On appeal, the Eighth Circuit began its legal analysis by noting that “there really is no dispute that, under the federal-holiday rule, Robinson filed his claims on time.” The issue was whether Robinson had waived or forfeited that argument. Waiver is the intentional relinquishment of an argument and is entirely unreviewable on appeal. See United States v. McCorkle, 688 F.3d 518, 522 (8th Cir. 2012). Forfeiture, by contrast, is the failure to timely assert an argument; it does not always result in an argument being lost forever. See United States v. Olano, 507 U.S. 725, 733 (1993).

The Eighth Circuit concluded that Robinson had forfeited—not waived—the argument about the federal-holiday rule:

Although there are features of both here, Robinson’s inaction falls on the forfeiture side of the line. For one thing, inaction is involved here, not acquiescence or assent. For another, Robinson mentioned a different tolling argument in his motion papers and then tried to raise the federal-holiday rule later, in a separate motion. Clearly, the goal all along was to save the case from a statute-of-limitations dismissal … . In our view, Robinson’s failure to raise the argument was just an ‘unintentional oversight’ rather than an ‘intentional relinquishment,’ but just barely.
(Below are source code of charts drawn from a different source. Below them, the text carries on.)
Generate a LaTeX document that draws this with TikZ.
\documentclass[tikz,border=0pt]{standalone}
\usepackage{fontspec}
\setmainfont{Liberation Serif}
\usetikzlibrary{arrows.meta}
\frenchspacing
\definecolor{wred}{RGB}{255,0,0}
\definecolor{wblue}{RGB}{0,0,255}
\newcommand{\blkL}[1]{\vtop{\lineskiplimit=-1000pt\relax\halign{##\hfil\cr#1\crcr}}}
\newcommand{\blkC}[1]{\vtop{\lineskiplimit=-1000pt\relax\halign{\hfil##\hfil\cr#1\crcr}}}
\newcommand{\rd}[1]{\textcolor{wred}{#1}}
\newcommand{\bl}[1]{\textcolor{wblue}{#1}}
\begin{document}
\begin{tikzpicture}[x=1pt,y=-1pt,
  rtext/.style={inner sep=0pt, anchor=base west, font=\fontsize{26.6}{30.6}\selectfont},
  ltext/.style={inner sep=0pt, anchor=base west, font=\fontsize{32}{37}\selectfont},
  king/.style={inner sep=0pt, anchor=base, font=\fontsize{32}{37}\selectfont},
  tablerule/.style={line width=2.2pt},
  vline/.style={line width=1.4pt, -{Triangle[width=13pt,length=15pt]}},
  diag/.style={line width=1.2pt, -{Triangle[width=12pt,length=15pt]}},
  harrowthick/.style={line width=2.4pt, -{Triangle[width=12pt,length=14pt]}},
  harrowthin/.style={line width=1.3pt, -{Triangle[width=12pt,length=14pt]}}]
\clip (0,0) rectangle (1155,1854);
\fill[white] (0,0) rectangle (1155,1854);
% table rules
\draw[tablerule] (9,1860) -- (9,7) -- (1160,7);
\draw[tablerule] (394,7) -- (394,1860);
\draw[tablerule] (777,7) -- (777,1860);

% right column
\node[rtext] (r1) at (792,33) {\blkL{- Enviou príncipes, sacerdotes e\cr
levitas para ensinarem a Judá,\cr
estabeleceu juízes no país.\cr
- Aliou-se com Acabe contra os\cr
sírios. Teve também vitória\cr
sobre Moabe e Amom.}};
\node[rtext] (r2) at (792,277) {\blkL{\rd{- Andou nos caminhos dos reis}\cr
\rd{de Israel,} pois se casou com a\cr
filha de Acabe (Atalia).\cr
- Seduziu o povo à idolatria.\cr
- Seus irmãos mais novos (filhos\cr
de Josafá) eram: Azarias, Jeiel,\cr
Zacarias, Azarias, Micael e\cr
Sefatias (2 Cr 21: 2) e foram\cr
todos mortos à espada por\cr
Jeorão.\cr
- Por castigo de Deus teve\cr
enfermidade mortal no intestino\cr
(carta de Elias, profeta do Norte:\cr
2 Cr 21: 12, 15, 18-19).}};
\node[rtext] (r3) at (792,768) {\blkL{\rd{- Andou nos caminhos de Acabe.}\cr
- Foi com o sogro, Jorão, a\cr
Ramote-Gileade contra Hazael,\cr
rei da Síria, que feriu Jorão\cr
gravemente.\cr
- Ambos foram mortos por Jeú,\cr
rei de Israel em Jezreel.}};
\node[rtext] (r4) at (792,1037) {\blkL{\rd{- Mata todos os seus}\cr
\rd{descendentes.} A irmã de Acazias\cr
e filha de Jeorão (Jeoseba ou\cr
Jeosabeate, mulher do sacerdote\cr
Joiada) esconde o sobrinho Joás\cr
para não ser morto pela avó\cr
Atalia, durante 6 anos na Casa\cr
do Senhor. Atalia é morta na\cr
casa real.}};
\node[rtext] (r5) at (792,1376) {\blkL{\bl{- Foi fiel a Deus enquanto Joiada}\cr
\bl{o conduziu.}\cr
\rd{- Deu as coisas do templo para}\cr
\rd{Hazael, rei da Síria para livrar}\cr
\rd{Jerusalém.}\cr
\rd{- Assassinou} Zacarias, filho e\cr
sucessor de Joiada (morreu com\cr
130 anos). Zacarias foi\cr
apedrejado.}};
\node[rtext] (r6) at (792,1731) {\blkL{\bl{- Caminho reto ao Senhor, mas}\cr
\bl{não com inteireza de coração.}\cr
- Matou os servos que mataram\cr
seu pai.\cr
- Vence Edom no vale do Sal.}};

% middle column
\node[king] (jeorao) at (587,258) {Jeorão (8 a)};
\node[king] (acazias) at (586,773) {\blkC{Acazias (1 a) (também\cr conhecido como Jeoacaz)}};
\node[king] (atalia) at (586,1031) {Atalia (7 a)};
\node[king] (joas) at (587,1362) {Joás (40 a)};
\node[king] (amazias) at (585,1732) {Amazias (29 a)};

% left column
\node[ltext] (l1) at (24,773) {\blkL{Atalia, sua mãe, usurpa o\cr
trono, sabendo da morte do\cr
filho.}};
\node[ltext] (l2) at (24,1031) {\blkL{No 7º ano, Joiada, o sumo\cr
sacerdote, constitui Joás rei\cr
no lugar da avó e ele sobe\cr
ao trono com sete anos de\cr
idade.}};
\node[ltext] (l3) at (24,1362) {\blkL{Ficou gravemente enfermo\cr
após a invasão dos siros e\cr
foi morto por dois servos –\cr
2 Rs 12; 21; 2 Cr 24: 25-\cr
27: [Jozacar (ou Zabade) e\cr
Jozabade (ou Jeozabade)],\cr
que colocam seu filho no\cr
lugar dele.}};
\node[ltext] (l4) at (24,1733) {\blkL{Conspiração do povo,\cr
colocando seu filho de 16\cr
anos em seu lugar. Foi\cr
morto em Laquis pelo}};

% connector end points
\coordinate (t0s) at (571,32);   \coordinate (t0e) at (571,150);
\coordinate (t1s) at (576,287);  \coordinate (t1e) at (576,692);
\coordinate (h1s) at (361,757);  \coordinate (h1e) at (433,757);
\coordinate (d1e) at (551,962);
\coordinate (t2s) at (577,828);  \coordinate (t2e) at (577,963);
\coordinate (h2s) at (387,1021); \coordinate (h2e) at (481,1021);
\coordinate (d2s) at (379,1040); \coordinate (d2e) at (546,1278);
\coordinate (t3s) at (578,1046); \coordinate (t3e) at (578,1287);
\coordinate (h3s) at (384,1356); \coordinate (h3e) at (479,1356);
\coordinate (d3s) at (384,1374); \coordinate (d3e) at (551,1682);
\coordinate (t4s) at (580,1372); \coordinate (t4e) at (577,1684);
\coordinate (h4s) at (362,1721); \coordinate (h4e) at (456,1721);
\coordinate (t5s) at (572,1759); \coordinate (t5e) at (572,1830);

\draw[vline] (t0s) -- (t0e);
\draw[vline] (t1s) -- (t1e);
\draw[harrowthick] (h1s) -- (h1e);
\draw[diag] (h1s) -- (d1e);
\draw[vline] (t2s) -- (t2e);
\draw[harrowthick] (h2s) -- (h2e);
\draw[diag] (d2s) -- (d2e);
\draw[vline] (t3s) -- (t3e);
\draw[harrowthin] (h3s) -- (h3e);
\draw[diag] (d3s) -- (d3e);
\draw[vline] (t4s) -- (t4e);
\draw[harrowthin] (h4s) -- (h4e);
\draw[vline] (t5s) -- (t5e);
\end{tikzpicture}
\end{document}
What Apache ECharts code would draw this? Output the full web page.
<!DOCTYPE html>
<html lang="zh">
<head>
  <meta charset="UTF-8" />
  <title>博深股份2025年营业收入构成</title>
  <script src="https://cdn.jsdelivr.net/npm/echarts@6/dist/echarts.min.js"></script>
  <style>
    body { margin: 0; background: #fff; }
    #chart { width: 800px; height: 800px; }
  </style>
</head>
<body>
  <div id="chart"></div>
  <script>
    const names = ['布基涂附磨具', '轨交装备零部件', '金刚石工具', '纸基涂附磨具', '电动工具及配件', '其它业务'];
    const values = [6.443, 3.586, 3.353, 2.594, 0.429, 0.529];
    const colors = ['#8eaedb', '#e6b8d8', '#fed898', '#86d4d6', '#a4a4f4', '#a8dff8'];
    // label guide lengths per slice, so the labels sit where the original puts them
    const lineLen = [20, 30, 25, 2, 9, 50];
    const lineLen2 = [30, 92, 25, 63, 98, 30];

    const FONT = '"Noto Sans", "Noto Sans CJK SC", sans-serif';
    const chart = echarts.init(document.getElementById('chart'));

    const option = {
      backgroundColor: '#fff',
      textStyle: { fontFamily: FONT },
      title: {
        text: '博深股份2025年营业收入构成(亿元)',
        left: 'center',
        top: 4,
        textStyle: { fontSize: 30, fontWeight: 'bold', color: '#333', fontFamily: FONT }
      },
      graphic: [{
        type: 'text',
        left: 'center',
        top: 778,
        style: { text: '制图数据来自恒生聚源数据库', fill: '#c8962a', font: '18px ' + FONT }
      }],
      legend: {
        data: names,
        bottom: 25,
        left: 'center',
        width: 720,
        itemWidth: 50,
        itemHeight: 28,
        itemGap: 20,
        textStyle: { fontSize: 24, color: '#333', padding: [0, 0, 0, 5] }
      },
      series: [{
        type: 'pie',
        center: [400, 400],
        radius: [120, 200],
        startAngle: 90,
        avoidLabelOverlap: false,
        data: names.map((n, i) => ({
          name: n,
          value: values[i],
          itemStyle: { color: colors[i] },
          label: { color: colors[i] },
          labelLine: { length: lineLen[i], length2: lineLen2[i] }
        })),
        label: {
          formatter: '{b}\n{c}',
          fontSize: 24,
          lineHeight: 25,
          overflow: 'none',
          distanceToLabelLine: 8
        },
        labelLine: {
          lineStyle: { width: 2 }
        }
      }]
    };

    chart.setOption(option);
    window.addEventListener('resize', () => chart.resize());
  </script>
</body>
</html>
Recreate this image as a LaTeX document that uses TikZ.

The Eighth Circuit excused Robinson’s forfeiture of the federal-holiday argument, noting that the proper resolution of this purely legal issue was beyond any doubt. See Weitz Co. v. Lloyd’s of London, 574 F.3d 885, 891 (8th Cir. 2009). Robinson’s privacy, excessive-force, and false-arrest claims were remanded to the district court for further proceedings. The dismissal of the malicious prosecution claim was affirmed because “a claim of malicious prosecution, without more, does not state” a constitutional claim.” See Kohl v. Casson, 5 F.3d 1141, 1145 (8th Cir. 1993).

John M. Baker and Katherine M. Swenson are attorneys at Greene Espel PLLP in Minneapolis.